— start —
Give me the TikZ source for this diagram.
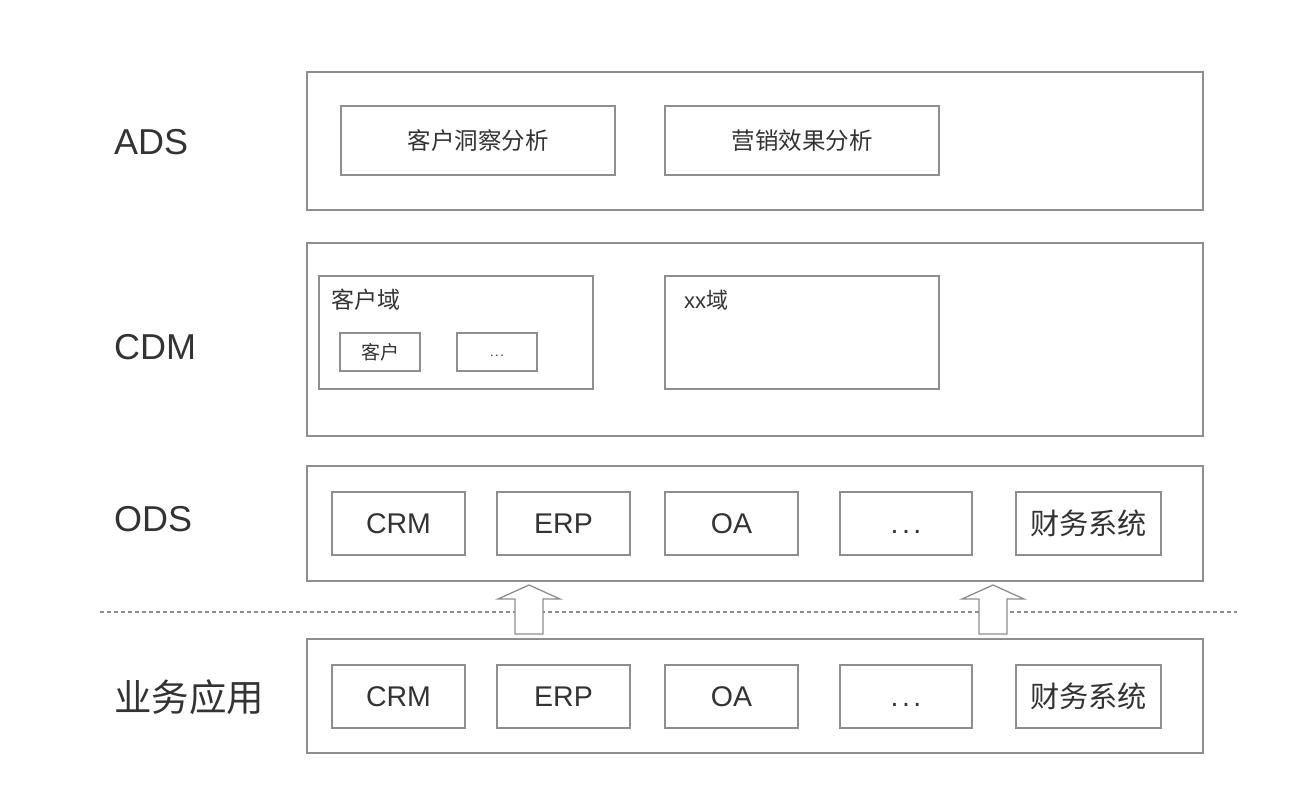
\documentclass[tikz,border=0pt]{standalone}
\usepackage{fontspec}
\setmainfont{Liberation Sans}
\newfontfamily\cjk{Noto Sans CJK SC}
\newcommand{\mydots}{\vphantom{A}.\hspace{0.12em}.\hspace{0.12em}.}
\begin{document}
\begin{tikzpicture}[x=1pt,y=-1pt,
  lay/.style={draw=linegray, line width=1.4pt, inner sep=0pt, outer sep=0pt, anchor=north west},
  item/.style={draw=linegray, line width=1.2pt, inner sep=0pt, outer sep=0pt, anchor=north west, text=textgray, font=\fontsize{28.5}{31}\selectfont},
  cjkitem/.style={item, font=\fontsize{29.2}{32}\selectfont\cjk},
  layerlabel/.style={anchor=west, text=textgray, font=\fontsize{36}{40}\selectfont, inner sep=0pt},
  uparrow/.style={draw=linegray, line width=1.3pt, fill=white, line join=miter},
]
\definecolor{linegray}{HTML}{8E8E8E}
\definecolor{textgray}{HTML}{333333}
\useasboundingbox (0,0) rectangle (1299,786);

% layer labels
\node[layerlabel] (lads) at (114,142) {ADS};
\node[layerlabel] (lcdm) at (114,347) {CDM};
\node[layerlabel] (lods) at (114,519) {ODS};
\node[layerlabel, font=\fontsize{37.5}{41}\selectfont] (lapp) at (114,697) {\cjk 业务应用};

% ADS layer
\node[lay, minimum width=896, minimum height=138] (ads) at (307,72) {};
\node[item, minimum width=274, minimum height=69, font=\fontsize{23.5}{26}\selectfont] (ads1) at (341,106) {\cjk 客户洞察分析};
\node[item, minimum width=274, minimum height=69, font=\fontsize{23.5}{26}\selectfont] (ads2) at (665,106) {\cjk 营销效果分析};

% CDM layer
\node[lay, minimum width=896, minimum height=193] (cdm) at (307,243) {};
\node[item, minimum width=274, minimum height=113] (dom1) at (319,276) {};
\node[anchor=west, inner sep=0pt, text=textgray, font=\fontsize{23}{26}\selectfont] (dom1t) at (331,300) {\cjk 客户域};
\node[item, minimum width=80, minimum height=38, font=\fontsize{19}{22}\selectfont] (dom1a) at (340,333) {\cjk 客户};
\node[item, minimum width=80, minimum height=38, font=\fontsize{13}{16}\selectfont] (dom1b) at (457,333) {\mydots};
\node[item, minimum width=274, minimum height=113] (dom2) at (665,276) {};
\node[anchor=west, inner sep=0pt, text=textgray, font=\fontsize{22}{25}\selectfont] (dom2t) at (684,300) {xx{\cjk 域}};

% ODS layer
\node[lay, minimum width=896, minimum height=115] (ods) at (307,466) {};
\node[item, minimum width=133, minimum height=63] (ods1) at (332,492) {CRM};
\node[item, minimum width=133, minimum height=63] (ods2) at (497,492) {ERP};
\node[item, minimum width=133, minimum height=63] (ods3) at (665,492) {OA};
\node[item, minimum width=132, minimum height=63] (ods4) at (840,492) {\mydots};
\node[cjkitem, minimum width=145, minimum height=63] (ods5) at (1016,492) {财务系统};

% dashed separator
\coordinate (dl) at (100,612);
\coordinate (dr) at (1237,612);
\draw[linegray, line width=1.1pt, dash pattern=on 4pt off 3pt] (dl) -- (dr);

% business application layer
\node[lay, minimum width=896, minimum height=114] (app) at (307,639) {};
\node[item, minimum width=133, minimum height=63] (app1) at (332,665) {CRM};
\node[item, minimum width=133, minimum height=63] (app2) at (497,665) {ERP};
\node[item, minimum width=133, minimum height=63] (app3) at (665,665) {OA};
\node[item, minimum width=132, minimum height=63] (app4) at (840,665) {\mydots};
\node[cjkitem, minimum width=145, minimum height=63] (app5) at (1016,665) {财务系统};

% block arrows
\coordinate (a1) at (529,634);
\coordinate (a2) at (993,634);
\foreach \c in {a1,a2}{
  \draw[uparrow] ([xshift=-14]\c) -- ++(0,-35) -- ++(-17,0) -- ++(31,-14) -- ++(31,14) -- ++(-17,0) -- ++(0,35) -- cycle;
}
\end{tikzpicture}
\end{document}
— end —
### [Exercise instructions]
Pictures are excluded; output everything else in the data verbatim.

### [Solution to this task]
Give me the TikZ source for this diagram.
\documentclass[tikz,border=0pt]{standalone}
\usepackage{fontspec}
\setmainfont{Liberation Sans}
\newfontfamily\cjk{Noto Sans CJK SC}
\newcommand{\mydots}{\vphantom{A}.\hspace{0.12em}.\hspace{0.12em}.}
\begin{document}
\begin{tikzpicture}[x=1pt,y=-1pt,
  lay/.style={draw=linegray, line width=1.4pt, inner sep=0pt, outer sep=0pt, anchor=north west},
  item/.style={draw=linegray, line width=1.2pt, inner sep=0pt, outer sep=0pt, anchor=north west, text=textgray, font=\fontsize{28.5}{31}\selectfont},
  cjkitem/.style={item, font=\fontsize{29.2}{32}\selectfont\cjk},
  layerlabel/.style={anchor=west, text=textgray, font=\fontsize{36}{40}\selectfont, inner sep=0pt},
  uparrow/.style={draw=linegray, line width=1.3pt, fill=white, line join=miter},
]
\definecolor{linegray}{HTML}{8E8E8E}
\definecolor{textgray}{HTML}{333333}
\useasboundingbox (0,0) rectangle (1299,786);

% layer labels
\node[layerlabel] (lads) at (114,142) {ADS};
\node[layerlabel] (lcdm) at (114,347) {CDM};
\node[layerlabel] (lods) at (114,519) {ODS};
\node[layerlabel, font=\fontsize{37.5}{41}\selectfont] (lapp) at (114,697) {\cjk 业务应用};

% ADS layer
\node[lay, minimum width=896, minimum height=138] (ads) at (307,72) {};
\node[item, minimum width=274, minimum height=69, font=\fontsize{23.5}{26}\selectfont] (ads1) at (341,106) {\cjk 客户洞察分析};
\node[item, minimum width=274, minimum height=69, font=\fontsize{23.5}{26}\selectfont] (ads2) at (665,106) {\cjk 营销效果分析};

% CDM layer
\node[lay, minimum width=896, minimum height=193] (cdm) at (307,243) {};
\node[item, minimum width=274, minimum height=113] (dom1) at (319,276) {};
\node[anchor=west, inner sep=0pt, text=textgray, font=\fontsize{23}{26}\selectfont] (dom1t) at (331,300) {\cjk 客户域};
\node[item, minimum width=80, minimum height=38, font=\fontsize{19}{22}\selectfont] (dom1a) at (340,333) {\cjk 客户};
\node[item, minimum width=80, minimum height=38, font=\fontsize{13}{16}\selectfont] (dom1b) at (457,333) {\mydots};
\node[item, minimum width=274, minimum height=113] (dom2) at (665,276) {};
\node[anchor=west, inner sep=0pt, text=textgray, font=\fontsize{22}{25}\selectfont] (dom2t) at (684,300) {xx{\cjk 域}};

% ODS layer
\node[lay, minimum width=896, minimum height=115] (ods) at (307,466) {};
\node[item, minimum width=133, minimum height=63] (ods1) at (332,492) {CRM};
\node[item, minimum width=133, minimum height=63] (ods2) at (497,492) {ERP};
\node[item, minimum width=133, minimum height=63] (ods3) at (665,492) {OA};
\node[item, minimum width=132, minimum height=63] (ods4) at (840,492) {\mydots};
\node[cjkitem, minimum width=145, minimum height=63] (ods5) at (1016,492) {财务系统};

% dashed separator
\coordinate (dl) at (100,612);
\coordinate (dr) at (1237,612);
\draw[linegray, line width=1.1pt, dash pattern=on 4pt off 3pt] (dl) -- (dr);

% business application layer
\node[lay, minimum width=896, minimum height=114] (app) at (307,639) {};
\node[item, minimum width=133, minimum height=63] (app1) at (332,665) {CRM};
\node[item, minimum width=133, minimum height=63] (app2) at (497,665) {ERP};
\node[item, minimum width=133, minimum height=63] (app3) at (665,665) {OA};
\node[item, minimum width=132, minimum height=63] (app4) at (840,665) {\mydots};
\node[cjkitem, minimum width=145, minimum height=63] (app5) at (1016,665) {财务系统};

% block arrows
\coordinate (a1) at (529,634);
\coordinate (a2) at (993,634);
\foreach \c in {a1,a2}{
  \draw[uparrow] ([xshift=-14]\c) -- ++(0,-35) -- ++(-17,0) -- ++(31,-14) -- ++(31,14) -- ++(-17,0) -- ++(0,35) -- cycle;
}
\end{tikzpicture}
\end{document}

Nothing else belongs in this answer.